- What to work on -
Word for word, give the material below again, minus any images.

- Material -
+++++

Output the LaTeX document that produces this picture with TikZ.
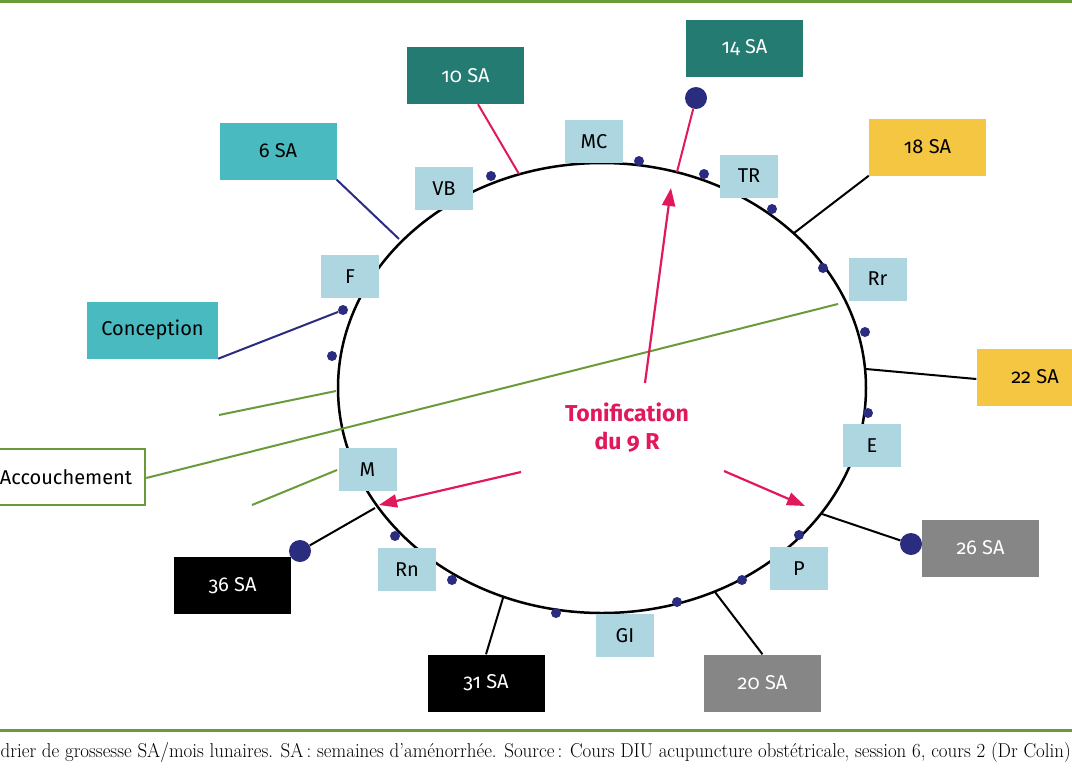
\documentclass[tikz,border=0pt]{standalone}
\usepackage{fontspec}
\usepackage{graphicx}
\newfontfamily\boxfont[Numbers=OldStyle]{Fira Sans}
\usetikzlibrary{arrows.meta,calc}
\definecolor{darkteal}{HTML}{247B72}
\definecolor{midteal}{HTML}{4ABAC1}
\definecolor{lightbl}{HTML}{ADD6E1}
\definecolor{sayellow}{HTML}{F4C641}
\definecolor{sagray}{HTML}{868686}
\definecolor{navydot}{HTML}{2A2C80}
\definecolor{pinkred}{HTML}{E1195B}
\definecolor{olivegreen}{HTML}{6A9B3A}
\tikzset{
  sabox/.style={minimum width=117pt, minimum height=57pt, inner sep=0pt, font=\boxfont\fontsize{20}{24}\selectfont},
  lbbox/.style={fill=lightbl, minimum width=58pt, minimum height=43pt, inner sep=0pt, font=\boxfont\fontsize{20}{24}\selectfont},
  smalldot/.style={circle, fill=navydot, minimum size=10pt, inner sep=0pt},
  bigdot/.style={circle, fill=navydot, minimum size=22pt, inner sep=0pt},
  blackconn/.style={draw=black, line width=2pt},
  navyconn/.style={draw=navydot, line width=2pt},
  pinkconn/.style={draw=pinkred, line width=2pt},
  greenline/.style={draw=olivegreen, line width=2pt},
  pinkarrow/.style={draw=pinkred, line width=2.2pt, -{Triangle[length=18pt,width=13pt]}, fill=pinkred},
}
\begin{document}
\begin{tikzpicture}[x=1pt,y=-1pt]
\useasboundingbox (0,0) rectangle (1072,772);
\clip (0,0) rectangle (1072,772);
\fill[white] (0,0) rectangle (1072,772);

% frame lines
\coordinate (tl) at (0,1.5); \coordinate (tr) at (1072,1.5);
\coordinate (bl) at (0,730); \coordinate (br) at (1072,730);
\draw[draw=olivegreen, line width=3pt] (tl) -- (tr);
\draw[draw=olivegreen, line width=3pt] (bl) -- (br);

% main ellipse
\draw[line width=2.5pt] (602,388) ellipse [x radius=264pt, y radius=225pt];

% points on the ellipse
\coordinate (k6) at (399,239);
\coordinate (k10) at (519,174);
\coordinate (k14) at (677,172);
\coordinate (k18) at (794,233);
\coordinate (k22) at (866,369);
\coordinate (k26) at (822,514);
\coordinate (k20) at (715,592);
\coordinate (k31) at (503,598);
\coordinate (k36) at (375,508);

% SA boxes
\node[sabox, fill=midteal] (sa6) at (278,151) {6 SA};
\node[sabox, fill=darkteal, text=white] (sa10) at (465.5,75.5) {10 SA};
\node[sabox, fill=darkteal, text=white] (sa14) at (744.5,48) {14 SA};
\node[sabox, fill=sayellow] (sa18) at (927.5,147) {18 SA};
\node[sabox, fill=sayellow] (sa22) at (1035,377) {22 SA};
\node[sabox, fill=sagray, text=white] (sa26) at (980.5,548) {26 SA};
\node[sabox, fill=sagray, text=white] (sa20) at (762.5,683) {20 SA};
\node[sabox, fill=black, text=white] (sa31) at (486,683) {31 SA};
\node[sabox, fill=black, text=white] (sa36) at (232.5,585.5) {36 SA};
\node[sabox, fill=midteal, minimum width=131pt] (conc) at (152.5,330) {Conception};
\node[sabox, fill=white, draw=olivegreen, line width=2.5pt, minimum width=171pt, minimum height=56pt] (acc) at (59.5,477) {\hspace*{13pt}Accouchement};

% light blue boxes
\node[lbbox] (vb) at (444,188.5) {VB};
\node[lbbox] (f) at (350,276.5) {F};
\node[lbbox] (mc) at (594,141.5) {MC};
\node[lbbox] (tr) at (749,176) {TR};
\node[lbbox] (rr) at (877.5,279) {Rr};
\node[lbbox] (e) at (872,445.5) {E};
\node[lbbox] (p) at (799,568.5) {P};
\node[lbbox] (gi) at (625,635.5) {GI};
\node[lbbox] (rn) at (407,569.5) {Rn};
\node[lbbox] (m) at (367.5,469.5) {M};

% dots
\node[smalldot] (d1) at (343,310) {};
\node[smalldot] (d2) at (332,356) {};
\node[smalldot] (d3) at (491,176) {};
\node[smalldot] (d4) at (639,161) {};
\node[smalldot] (d5) at (704,174) {};
\node[smalldot] (d6) at (772,209) {};
\node[smalldot] (d7) at (823,268) {};
\node[smalldot] (d8) at (865,332) {};
\node[smalldot] (d9) at (868,413) {};
\node[smalldot] (d10) at (799,535) {};
\node[smalldot] (d11) at (742,580) {};
\node[smalldot] (d12) at (677,602) {};
\node[smalldot] (d13) at (556,613) {};
\node[smalldot] (d14) at (452,580) {};
\node[smalldot] (d15) at (395,536) {};
\node[bigdot] (b14) at (696,98) {};
\node[bigdot] (b26) at (911,544) {};
\node[bigdot] (b36) at (300,551) {};

% connectors
\draw[navyconn] (sa6.south east) -- (k6);
\draw[navyconn] (conc.south east) -- (d1);
\draw[pinkconn] ($(sa10.south)+(12.5,0)$) -- (k10);
\draw[pinkconn] (b14) -- (k14);
\draw[blackconn] (sa18.south west) -- (k18);
\draw[blackconn] (k22) -- ($(sa22.west)+(0,2)$);
\draw[blackconn] (k26) -- (b26);
\draw[blackconn] (k20) -- (sa20.north);
\draw[blackconn] (k31) -- (sa31.north);
\draw[blackconn] (k36) -- (b36);

% green lines
\coordinate (g1) at (838,304);
\coordinate (g2a) at (219,415); \coordinate (g2b) at (336,391);
\coordinate (g3a) at (252,505); \coordinate (g3b) at (337,470);
\draw[greenline] ($(acc.east)+(0,1)$) -- (g1);
\draw[greenline] (g2a) -- (g2b);
\draw[greenline] (g3a) -- (g3b);

% tonification
\node[text=pinkred, font=\boxfont\bfseries\fontsize{23}{28}\selectfont, align=center] (ton) at (627,428) {Tonification\\du 9 R};
\coordinate (a1s) at (645,383); \coordinate (a1e) at (671,188);
\coordinate (a2s) at (521,472); \coordinate (a2e) at (379,505);
\coordinate (a3s) at (724,471); \coordinate (a3e) at (805,506);
\draw[pinkarrow] (a1s) -- (a1e);
\draw[pinkarrow] (a2s) -- (a2e);
\draw[pinkarrow] (a3s) -- (a3e);

% caption
\node[anchor=base west, inner sep=0pt] (cap) at (0.5,757) {\resizebox{1070pt}{15pt}{\fontsize{17}{20}\selectfont drier de grossesse SA/mois lunaires. SA\,: semaines d’aménorrhée. Source\,: Cours DIU acupuncture obstétricale, session 6, cours 2 (Dr Colin)}};
\end{tikzpicture}
\end{document}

+++++

- Result of the exercise -
Output the LaTeX document that produces this picture with TikZ.
\documentclass[tikz,border=0pt]{standalone}
\usepackage{fontspec}
\usepackage{graphicx}
\newfontfamily\boxfont[Numbers=OldStyle]{Fira Sans}
\usetikzlibrary{arrows.meta,calc}
\definecolor{darkteal}{HTML}{247B72}
\definecolor{midteal}{HTML}{4ABAC1}
\definecolor{lightbl}{HTML}{ADD6E1}
\definecolor{sayellow}{HTML}{F4C641}
\definecolor{sagray}{HTML}{868686}
\definecolor{navydot}{HTML}{2A2C80}
\definecolor{pinkred}{HTML}{E1195B}
\definecolor{olivegreen}{HTML}{6A9B3A}
\tikzset{
  sabox/.style={minimum width=117pt, minimum height=57pt, inner sep=0pt, font=\boxfont\fontsize{20}{24}\selectfont},
  lbbox/.style={fill=lightbl, minimum width=58pt, minimum height=43pt, inner sep=0pt, font=\boxfont\fontsize{20}{24}\selectfont},
  smalldot/.style={circle, fill=navydot, minimum size=10pt, inner sep=0pt},
  bigdot/.style={circle, fill=navydot, minimum size=22pt, inner sep=0pt},
  blackconn/.style={draw=black, line width=2pt},
  navyconn/.style={draw=navydot, line width=2pt},
  pinkconn/.style={draw=pinkred, line width=2pt},
  greenline/.style={draw=olivegreen, line width=2pt},
  pinkarrow/.style={draw=pinkred, line width=2.2pt, -{Triangle[length=18pt,width=13pt]}, fill=pinkred},
}
\begin{document}
\begin{tikzpicture}[x=1pt,y=-1pt]
\useasboundingbox (0,0) rectangle (1072,772);
\clip (0,0) rectangle (1072,772);
\fill[white] (0,0) rectangle (1072,772);

% frame lines
\coordinate (tl) at (0,1.5); \coordinate (tr) at (1072,1.5);
\coordinate (bl) at (0,730); \coordinate (br) at (1072,730);
\draw[draw=olivegreen, line width=3pt] (tl) -- (tr);
\draw[draw=olivegreen, line width=3pt] (bl) -- (br);

% main ellipse
\draw[line width=2.5pt] (602,388) ellipse [x radius=264pt, y radius=225pt];

% points on the ellipse
\coordinate (k6) at (399,239);
\coordinate (k10) at (519,174);
\coordinate (k14) at (677,172);
\coordinate (k18) at (794,233);
\coordinate (k22) at (866,369);
\coordinate (k26) at (822,514);
\coordinate (k20) at (715,592);
\coordinate (k31) at (503,598);
\coordinate (k36) at (375,508);

% SA boxes
\node[sabox, fill=midteal] (sa6) at (278,151) {6 SA};
\node[sabox, fill=darkteal, text=white] (sa10) at (465.5,75.5) {10 SA};
\node[sabox, fill=darkteal, text=white] (sa14) at (744.5,48) {14 SA};
\node[sabox, fill=sayellow] (sa18) at (927.5,147) {18 SA};
\node[sabox, fill=sayellow] (sa22) at (1035,377) {22 SA};
\node[sabox, fill=sagray, text=white] (sa26) at (980.5,548) {26 SA};
\node[sabox, fill=sagray, text=white] (sa20) at (762.5,683) {20 SA};
\node[sabox, fill=black, text=white] (sa31) at (486,683) {31 SA};
\node[sabox, fill=black, text=white] (sa36) at (232.5,585.5) {36 SA};
\node[sabox, fill=midteal, minimum width=131pt] (conc) at (152.5,330) {Conception};
\node[sabox, fill=white, draw=olivegreen, line width=2.5pt, minimum width=171pt, minimum height=56pt] (acc) at (59.5,477) {\hspace*{13pt}Accouchement};

% light blue boxes
\node[lbbox] (vb) at (444,188.5) {VB};
\node[lbbox] (f) at (350,276.5) {F};
\node[lbbox] (mc) at (594,141.5) {MC};
\node[lbbox] (tr) at (749,176) {TR};
\node[lbbox] (rr) at (877.5,279) {Rr};
\node[lbbox] (e) at (872,445.5) {E};
\node[lbbox] (p) at (799,568.5) {P};
\node[lbbox] (gi) at (625,635.5) {GI};
\node[lbbox] (rn) at (407,569.5) {Rn};
\node[lbbox] (m) at (367.5,469.5) {M};

% dots
\node[smalldot] (d1) at (343,310) {};
\node[smalldot] (d2) at (332,356) {};
\node[smalldot] (d3) at (491,176) {};
\node[smalldot] (d4) at (639,161) {};
\node[smalldot] (d5) at (704,174) {};
\node[smalldot] (d6) at (772,209) {};
\node[smalldot] (d7) at (823,268) {};
\node[smalldot] (d8) at (865,332) {};
\node[smalldot] (d9) at (868,413) {};
\node[smalldot] (d10) at (799,535) {};
\node[smalldot] (d11) at (742,580) {};
\node[smalldot] (d12) at (677,602) {};
\node[smalldot] (d13) at (556,613) {};
\node[smalldot] (d14) at (452,580) {};
\node[smalldot] (d15) at (395,536) {};
\node[bigdot] (b14) at (696,98) {};
\node[bigdot] (b26) at (911,544) {};
\node[bigdot] (b36) at (300,551) {};

% connectors
\draw[navyconn] (sa6.south east) -- (k6);
\draw[navyconn] (conc.south east) -- (d1);
\draw[pinkconn] ($(sa10.south)+(12.5,0)$) -- (k10);
\draw[pinkconn] (b14) -- (k14);
\draw[blackconn] (sa18.south west) -- (k18);
\draw[blackconn] (k22) -- ($(sa22.west)+(0,2)$);
\draw[blackconn] (k26) -- (b26);
\draw[blackconn] (k20) -- (sa20.north);
\draw[blackconn] (k31) -- (sa31.north);
\draw[blackconn] (k36) -- (b36);

% green lines
\coordinate (g1) at (838,304);
\coordinate (g2a) at (219,415); \coordinate (g2b) at (336,391);
\coordinate (g3a) at (252,505); \coordinate (g3b) at (337,470);
\draw[greenline] ($(acc.east)+(0,1)$) -- (g1);
\draw[greenline] (g2a) -- (g2b);
\draw[greenline] (g3a) -- (g3b);

% tonification
\node[text=pinkred, font=\boxfont\bfseries\fontsize{23}{28}\selectfont, align=center] (ton) at (627,428) {Tonification\\du 9 R};
\coordinate (a1s) at (645,383); \coordinate (a1e) at (671,188);
\coordinate (a2s) at (521,472); \coordinate (a2e) at (379,505);
\coordinate (a3s) at (724,471); \coordinate (a3e) at (805,506);
\draw[pinkarrow] (a1s) -- (a1e);
\draw[pinkarrow] (a2s) -- (a2e);
\draw[pinkarrow] (a3s) -- (a3e);

% caption
\node[anchor=base west, inner sep=0pt] (cap) at (0.5,757) {\resizebox{1070pt}{15pt}{\fontsize{17}{20}\selectfont drier de grossesse SA/mois lunaires. SA\,: semaines d’aménorrhée. Source\,: Cours DIU acupuncture obstétricale, session 6, cours 2 (Dr Colin)}};
\end{tikzpicture}
\end{document}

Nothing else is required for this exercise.